As harsh as it sounds, my advice is to give up. And never turn down an invitation. I gave up and now I'm love with a boy who came out of nowhere and is now my best friend.

It will happen for you. Just stop thinking about it! Much more important things to lose sleep over.

And also - this guy can piss off. If he's not dying to see you, what the hell is wrong with him!!

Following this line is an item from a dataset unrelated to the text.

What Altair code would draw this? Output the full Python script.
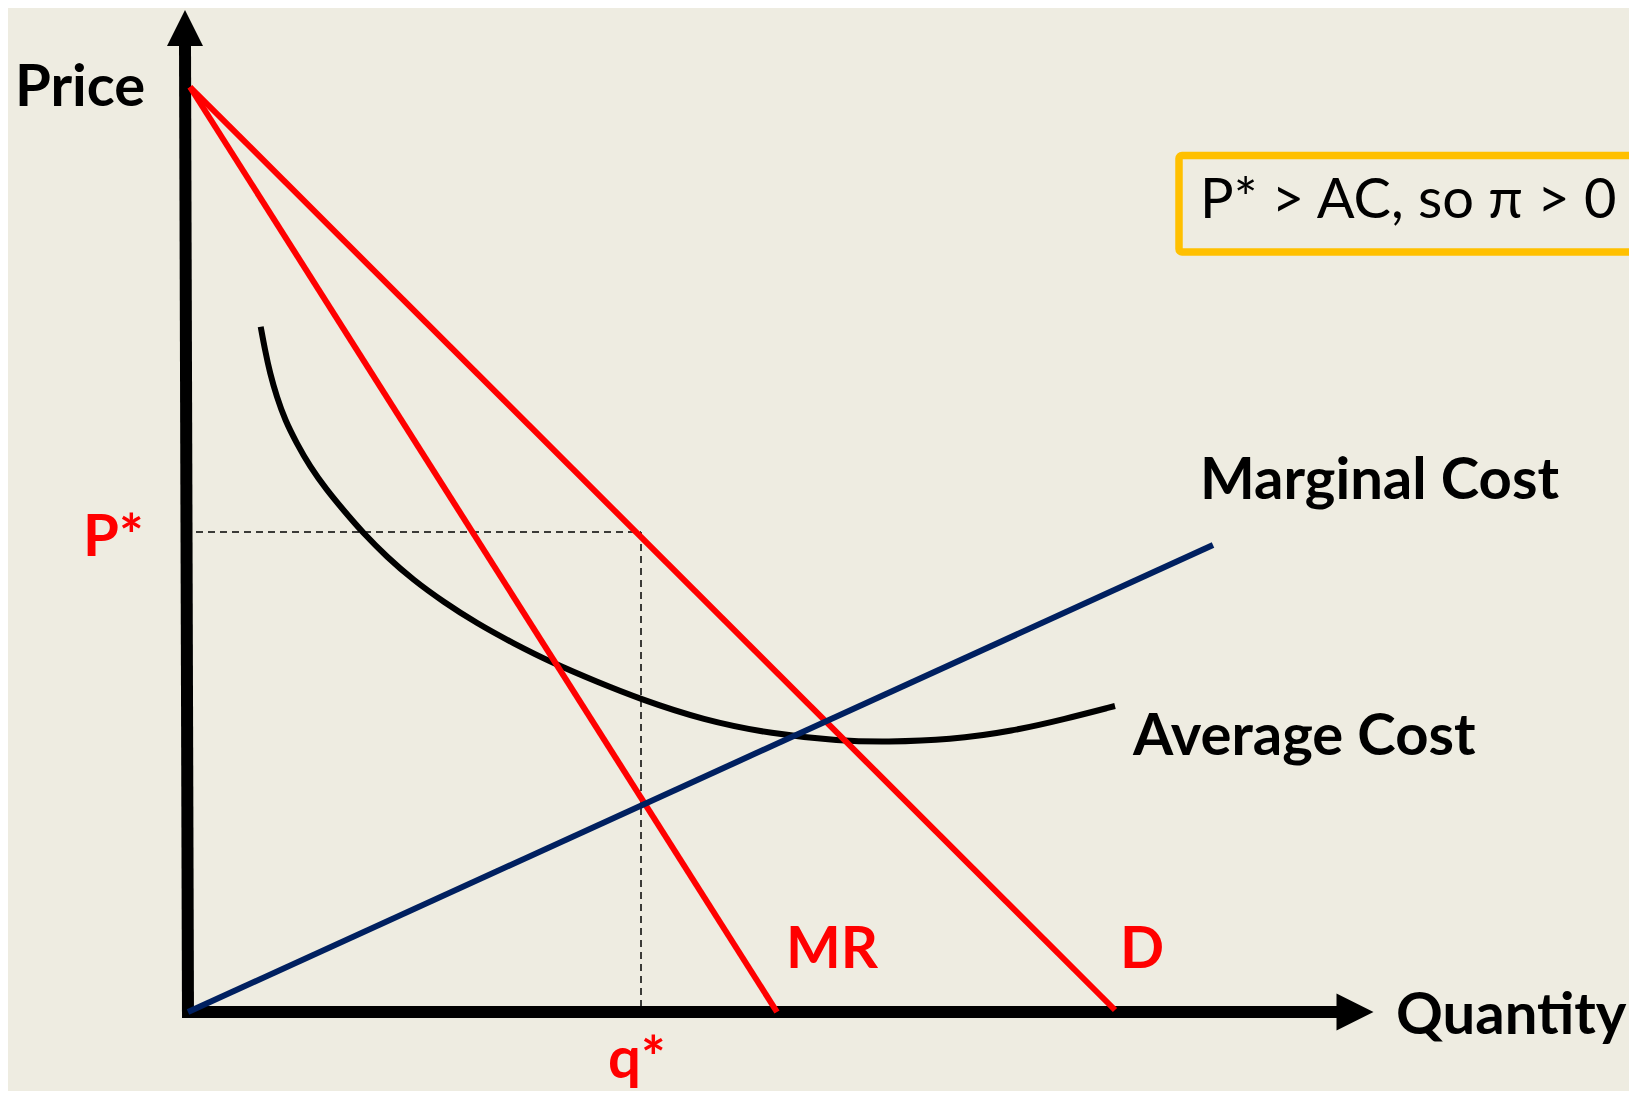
import altair as alt
import pandas as pd

# ---- curves (quantity units, price units) ----
demand_q = [0.2, 92.7]
demand_p = [92.5, 0.2]
mr_q = [0.2, 58.9]
mr_p = [92.5, 0.0]
mc_q = [0.0, 102.5]
mc_p = [0.0, 46.7]
ac_q = [7.27, 7.7, 8.2, 8.87, 9.7, 10.87, 12.2, 13.87, 15.53, 17.53, 19.87,
        22.53, 25.53, 28.87, 32.53, 36.53, 40.87, 45.2, 51.5, 58.4, 65.2,
        69.8, 76.2, 82.5, 87.7, 92.7]
ac_p = [68.53, 66.2, 63.87, 61.53, 59.2, 56.87, 54.53, 52.2, 50.2, 47.87, 45.53,
        43.2, 41.03, 38.87, 36.87, 34.87, 33.03, 31.3, 29.2, 27.8, 27.1,
        27.0, 27.2, 28.1, 29.3, 30.6]

p_star = 48.0
q_star = 45.3

# axes extents
q_axis = [-0.6, 115.2]
p_axis = [-0.6, 96.7]
q_arrow = 116.7
p_arrow = 98.4

# labels: text, q, p
bold_black_text = ["Price", "Quantity", "Marginal Cost", "Average Cost"]
bold_black_q = [-17.3, 120.8, 101.2, 94.5]
bold_black_p = [90.6, -2.2, 51.3, 25.7]

bold_red_text = ["P*", "q*", "MR", "D"]
bold_red_q = [-10.5, 42.0, 59.8, 93.2]
bold_red_p = [45.6, -6.6, 4.4, 4.4]

note_text = ["P* > AC, so \u03c0 > 0"]
note_q = [101.2]
note_p = [79.4]
box_q = [99.1, 150.0]
box_p = [76.0, 85.65]

# ---- layout ----
W, H = 1621, 1083
XDOM = [-18.0, 144.1]
YDOM = [-7.9, 100.4]
BG = "#EEECE1"
RED = "#FF0000"
NAVY = "#002060"
GOLD = "#FFC000"
FONT = "Lato"
FS = 58
FS_NOTE = 56

xs = alt.Scale(domain=XDOM, nice=False, zero=False)
ys = alt.Scale(domain=YDOM, nice=False, zero=False)


def X(f):
    return alt.X(f, type="quantitative", scale=xs, axis=None)


def Y(f):
    return alt.Y(f, type="quantitative", scale=ys, axis=None)


def line_df(qs, ps):
    return pd.DataFrame({"q": qs, "p": ps, "i": list(range(len(qs)))})


# axes
axes_df = pd.DataFrame({
    "q": [-0.3, q_axis[0]], "q2": [0.0, q_axis[1]],
    "p": [p_axis[1], 0.0], "p2": [p_axis[0], 0.0],
})
axes = alt.Chart(axes_df).mark_rule(color="black", strokeWidth=12, strokeCap="butt").encode(
    x=X("q"), x2="q2", y=Y("p"), y2="p2")

arrow_up = alt.Chart(pd.DataFrame({"q": [-0.3], "p": [p_arrow]})).mark_point(
    shape="M0,-1L1,1L-1,1Z", filled=True, size=36 * 36, color="black", opacity=1, strokeWidth=0
).encode(x=X("q"), y=Y("p"))
arrow_right = alt.Chart(pd.DataFrame({"q": [q_arrow], "p": [0.0]})).mark_point(
    shape="M1,0L-1,-1L-1,1Z", filled=True, size=37 * 37, color="black", opacity=1, strokeWidth=0
).encode(x=X("q"), y=Y("p"))

# dashed guides
dash_df = pd.DataFrame({
    "q": [0.8, q_star], "q2": [q_star, q_star],
    "p": [p_star, p_star], "p2": [p_star, 0.6],
})
dashes = alt.Chart(dash_df).mark_rule(color="black", strokeWidth=1.5, strokeDash=[7, 5]).encode(
    x=X("q"), x2="q2", y=Y("p"), y2="p2")

ac = alt.Chart(line_df(ac_q, ac_p)).mark_line(
    color="black", strokeWidth=6, interpolate="basis", strokeCap="butt"
).encode(x=X("q"), y=Y("p"), order="i:Q")
demand = alt.Chart(line_df(demand_q, demand_p)).mark_line(
    color=RED, strokeWidth=6, strokeCap="butt").encode(x=X("q"), y=Y("p"), order="i:Q")
mr = alt.Chart(line_df(mr_q, mr_p)).mark_line(
    color=RED, strokeWidth=6, strokeCap="butt").encode(x=X("q"), y=Y("p"), order="i:Q")
mc = alt.Chart(line_df(mc_q, mc_p)).mark_line(
    color=NAVY, strokeWidth=6, strokeCap="butt").encode(x=X("q"), y=Y("p"), order="i:Q")

box = alt.Chart(pd.DataFrame({"q": [box_q[0]], "q2": [box_q[1]], "p": [box_p[0]], "p2": [box_p[1]]})).mark_rect(
    fill=BG, fillOpacity=0, stroke=GOLD, strokeWidth=7.5, cornerRadius=3
).encode(x=X("q"), x2="q2", y=Y("p"), y2="p2")

t_black = alt.Chart(pd.DataFrame({"q": bold_black_q, "p": bold_black_p, "t": bold_black_text})).mark_text(
    align="left", baseline="alphabetic", font=FONT, fontWeight="bold", fontSize=FS, color="black"
).encode(x=X("q"), y=Y("p"), text="t:N")
t_red = alt.Chart(pd.DataFrame({"q": bold_red_q, "p": bold_red_p, "t": bold_red_text})).mark_text(
    align="left", baseline="alphabetic", font=FONT, fontWeight="bold", fontSize=FS, color=RED
).encode(x=X("q"), y=Y("p"), text="t:N")
t_note = alt.Chart(pd.DataFrame({"q": note_q, "p": note_p, "t": note_text})).mark_text(
    align="left", baseline="alphabetic", font=FONT, fontWeight="normal", fontSize=FS_NOTE, color="black"
).encode(x=X("q"), y=Y("p"), text="t:N")

chart = alt.layer(
    axes, arrow_up, arrow_right, dashes, ac, demand, mr, mc, box, t_black, t_red, t_note
).properties(
    width=W, height=H, padding=0,
    autosize=alt.AutoSizeParams(type="none"),
    background=BG,
).configure_view(stroke=None)

chart.save("out.html", embed_options={"renderer": "svg", "actions": False})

You are lovely, and we're all behind you pet.

Love from,
A former single girl
xxxx

Victoria said...

I hear you, and thanks :) (It's been a long time since someone called me pet, I love it! It's usually something my aunts or uncles would call me)

Victoria said...

Oh, and? I'm a huge champion of the power and importance of friendship, for sure! :D

Anonymous said...

Just found your blog. I couldn't relate anymore. Thanks for all your posts!!

Bailey said...

I feel like we are so alike. We are strong women but are also insecure. Its funny how that works sometimes. You want to be perfect, but you can't be. Its hard to hear that, I know. My friends have been changing lately, and last year when I could tell them anything and everything, they would be behind me 100%. But this year they've been leaving me out and making waaaaay too much drama. Don't you love it when your friends talk about how reserved you are with guys behind your back? Not. My guy friends have been the most supportive of me lately. I feel like they are helping me to be the most independent woman that I can be. I don't know if I should stay friends with my girlfriends now. What should I do?

Victoria said...

Awww Bailey, I don't really know what to tell you not knowing you or your friends or your situation. But I think if you're not feeling supported by your friends, talk to them about that and if things don't change or improve, maybe it is time to move on and find more loving friends. It is important.